Aspetto di notevole rilevanza è quello relativo alla previsione per cui, se il periodo di tirocinio non può essere configurato alla stregua di un rapporto di lavoro subordinato, anche di natura occasionale, tuttavia il dominus deve riconoscere al praticante avvocato un rimborso spese che vada a coprire tutti i costi sostenuti per conto dello studio presso il quale svolge il tirocinio. Inoltre, decorso il primo semestre, al praticante possono essere riconosciuti con apposito contratto un’indennità o un compenso (dunque non più «rimborso») per l’attività svolta per conto dello studio, commisurati all’effettivo apporto professionale. Questa disposizione non si applica al tirocinio svolto presso enti pubblici o l’Avvocatura dello Stato, i quali sono tenuti invece a riconoscere al praticante avvocato un rimborso per l’attività svolta, ove previsto dai rispettivi ordinamenti, e comunque nei limiti delle risorse disponibili a legislazione vigente. Invero, in sede di primi commenti alla riforma è stato ravvisato in tale previsione un profilo di illegittimità costituzionale nella parte in cui sembra porre un vero e proprio divieto di retribuzione dei praticanti nei primi 6 mesi di tirocinio, in violazione evidente dell’art. 35 Cost. nonché dell’art. 3 della Carta fondamentale, dato il diverso trattamento riservato ai praticanti negli enti pubblici o presso l’Avvocatura dello Stato, i quali neppure decorso il primo semestre di pratica potrebbero vedersi riconosciuto con apposito contratto un’indennità o un compenso per l’attività svolta (così Perelli).

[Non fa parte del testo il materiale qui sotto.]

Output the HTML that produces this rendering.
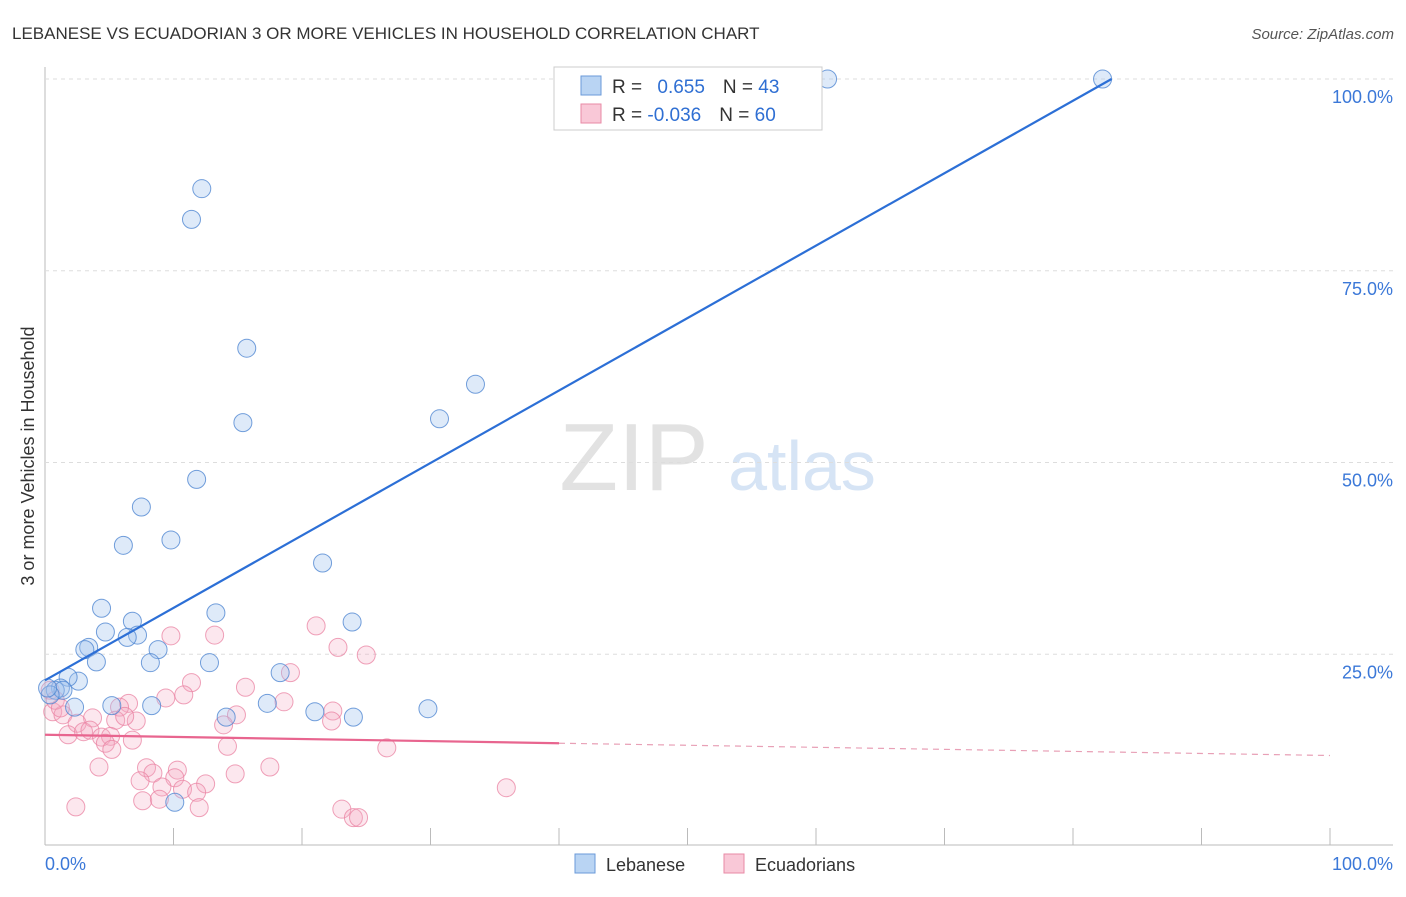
<!DOCTYPE html>
<html><head><meta charset="utf-8"><style>
body{margin:0;background:#fff;font-family:"Liberation Sans",sans-serif;}
svg text{font-family:"Liberation Sans",sans-serif;}
</style></head><body>
<svg id="c" width="1406" height="892">
<text x="12" y="39" font-size="17" fill="#333">LEBANESE VS ECUADORIAN 3 OR MORE VEHICLES IN HOUSEHOLD CORRELATION CHART</text>
<text x="1394" y="39" font-size="15" fill="#555" text-anchor="end" font-style="italic">Source: ZipAtlas.com</text>
<text x="634" y="490" font-size="96" fill="#e2e2e2" font-family="Liberation Serif" text-anchor="middle">ZIP</text>
<text x="802" y="490" font-size="70" fill="#d6e4f5" text-anchor="middle">atlas</text>
<text transform="translate(34,456) rotate(-90)" font-size="18" fill="#333" text-anchor="middle">3 or more Vehicles in Household</text>
<g id="grid"></g><g id="marks"></g>
<g>
<rect x="554" y="67" width="268" height="63" fill="#fff" stroke="#ccc"/>
<rect x="581" y="76" width="20" height="19" fill="#b9d4f3" stroke="#6a9ad8"/>
<rect x="581" y="104" width="20" height="19" fill="#f9c8d7" stroke="#e88aa6"/>
<text x="612" y="93" font-size="19" fill="#333">R = <tspan fill="#2f6fd3" dx="10">0.655</tspan><tspan dx="18" fill="#333">N = </tspan><tspan fill="#2f6fd3">43</tspan></text>
<text x="612" y="121" font-size="19" fill="#333">R = <tspan fill="#2f6fd3">-0.036</tspan><tspan dx="18" fill="#333">N = </tspan><tspan fill="#2f6fd3">60</tspan></text>
</g>
<g>
<rect x="575" y="854" width="20" height="19" fill="#b9d4f3" stroke="#6a9ad8"/>
<text x="606" y="871" font-size="18" fill="#333">Lebanese</text>
<rect x="724" y="854" width="20" height="19" fill="#f9c8d7" stroke="#e88aa6"/>
<text x="755" y="871" font-size="18" fill="#333">Ecuadorians</text>
</g>
</svg>
<script>
const xTicks=[0,10,20,30,40,50,60,70,80,90,100];
const yTicks=[25,50,75,100];
const yTickLabels=["25.0%","50.0%","75.0%","100.0%"];
const blueX=[60.9,82.3,12.2,11.4,15.7,15.4,33.5,30.7,11.8,7.5,9.8,6.1,21.6,4.4,13.3,23.9,6.8,4.7,3.4,7.2,6.4,3.1,8.8,4.0,8.2,12.8,18.3,2.6,1.8,1.2,0.8,1.4,0.4,2.3,5.2,8.3,17.3,21.0,29.8,24.0,14.1,10.1,0.2];
const blueY=[100,100,85.7,81.7,64.9,55.2,60.2,55.7,47.8,44.2,39.9,39.2,36.9,31.0,30.4,29.2,29.3,27.9,25.9,27.5,27.2,25.6,25.6,24.0,23.9,23.9,22.6,21.5,22.0,20.6,20.3,20.3,19.7,18.1,18.3,18.3,18.6,17.5,17.9,16.8,16.8,5.7,20.6];
const pinkX=[21.1,22.8,25.0,9.8,13.2,19.1,11.4,10.8,9.4,15.6,18.6,6.5,5.8,3.7,5.5,7.1,6.2,14.9,13.9,22.4,22.3,0.6,1.4,2.5,1.8,3.0,3.5,4.4,5.1,4.7,5.2,6.8,14.2,26.6,4.2,7.9,8.4,10.3,7.4,10.1,9.1,10.7,14.8,17.5,12.5,11.8,7.6,8.9,2.4,12.0,23.1,24.0,24.4,35.9,0.4,0.8,1.2];
const pinkY=[28.7,25.9,24.9,27.4,27.5,22.6,21.3,19.7,19.3,20.7,18.8,18.6,18.1,16.7,16.4,16.3,16.9,17.1,15.8,17.6,16.3,17.5,17.1,16.0,14.5,14.9,15.1,14.2,14.3,13.4,12.6,13.8,13.0,12.8,10.3,10.2,9.5,9.9,8.5,8.9,7.7,7.4,9.4,10.3,8.1,7.0,5.9,6.1,5.1,5.0,4.8,3.7,3.7,7.6,20.3,19.0,18.0];
const blueTrendX=[0,83];const blueTrendY=[21.6,100];
const pinkTrendX=[0,40,100];const pinkTrendY=[14.5,13.4,11.8];
const X=v=>45+v*12.85, Y=v=>846-v*7.67;
const NS="http://www.w3.org/2000/svg";
const grid=document.getElementById('grid'),marks=document.getElementById('marks');
function mk(tag,attrs,parent){const e=document.createElementNS(NS,tag);for(const k in attrs)e.setAttribute(k,attrs[k]);parent.appendChild(e);return e;}
let ax=mk('line',{x1:45,y1:67,x2:45,y2:845,stroke:'#bbb'},grid);


let bx=mk('line',{x1:45,y1:845,x2:1393,y2:845,stroke:'#bbb'},grid);


yTicks.forEach((t,i)=>{
 let g=mk('line',{x1:45,x2:1393,y1:Y(t),y2:Y(t),stroke:'#ddd','stroke-dasharray':'4,4'},grid);
 
 
 let l=mk('text',{x:1393,y:Y(t)+24,'font-size':18,fill:'#3b78d8','text-anchor':'end'},grid);l.textContent=yTickLabels[i];
 
 
});
xTicks.forEach(t=>{
 let g=mk('line',{x1:X(t),x2:X(t),y1:828,y2:845,stroke:'#bbb'},grid);
 
 
});
[[0,"0.0%","start",45],[100,"100.0%","end",1393]].forEach(a=>{
 let l=mk('text',{x:a[3],y:870,'font-size':18,fill:'#3b78d8','text-anchor':a[2]},grid);l.textContent=a[1];
 
 
});
pinkX.forEach((v,i)=>{
 let c=mk('circle',{cx:X(v),cy:Y(pinkY[i]),r:9,fill:'rgba(244,170,195,0.28)',stroke:'rgba(233,130,162,0.75)','stroke-width':1},marks);
 
 
});
blueX.forEach((v,i)=>{
 let c=mk('circle',{cx:X(v),cy:Y(blueY[i]),r:9,fill:'rgba(160,195,238,0.35)',stroke:'rgba(80,135,210,0.8)','stroke-width':1},marks);
 
 
});
let bl=mk('line',{x1:X(blueTrendX[0]),y1:Y(blueTrendY[0]),x2:X(blueTrendX[1]),y2:Y(blueTrendY[1]),stroke:'#2c6fd6','stroke-width':2.2},marks);


let pl=mk('line',{x1:X(pinkTrendX[0]),y1:Y(pinkTrendY[0]),x2:X(pinkTrendX[1]),y2:Y(pinkTrendY[1]),stroke:'#e8658f','stroke-width':2.2},marks);


let pd=mk('line',{x1:X(pinkTrendX[1]),y1:Y(pinkTrendY[1]),x2:X(pinkTrendX[2]),y2:Y(pinkTrendY[2]),stroke:'#e8a0b6','stroke-width':1.2,'stroke-dasharray':'6,5'},marks);


</script>
</body></html>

È infine rimessa ad un decreto del Ministro della giustizia la disciplina delle:

a) modalità di svolgimento del tirocinio e le relative procedure di controllo da parte del competente consiglio dell’ordine;

b) ipotesi che giustificano l’interruzione del tirocinio, tenuto conto di situazioni riferibili all’età, alla salute, alla maternità e paternità del praticante avvocato, e le relative procedure di accertamento;

c) condizioni e modalità di svolgimento del tirocinio in altro Paese dell’Unione europea.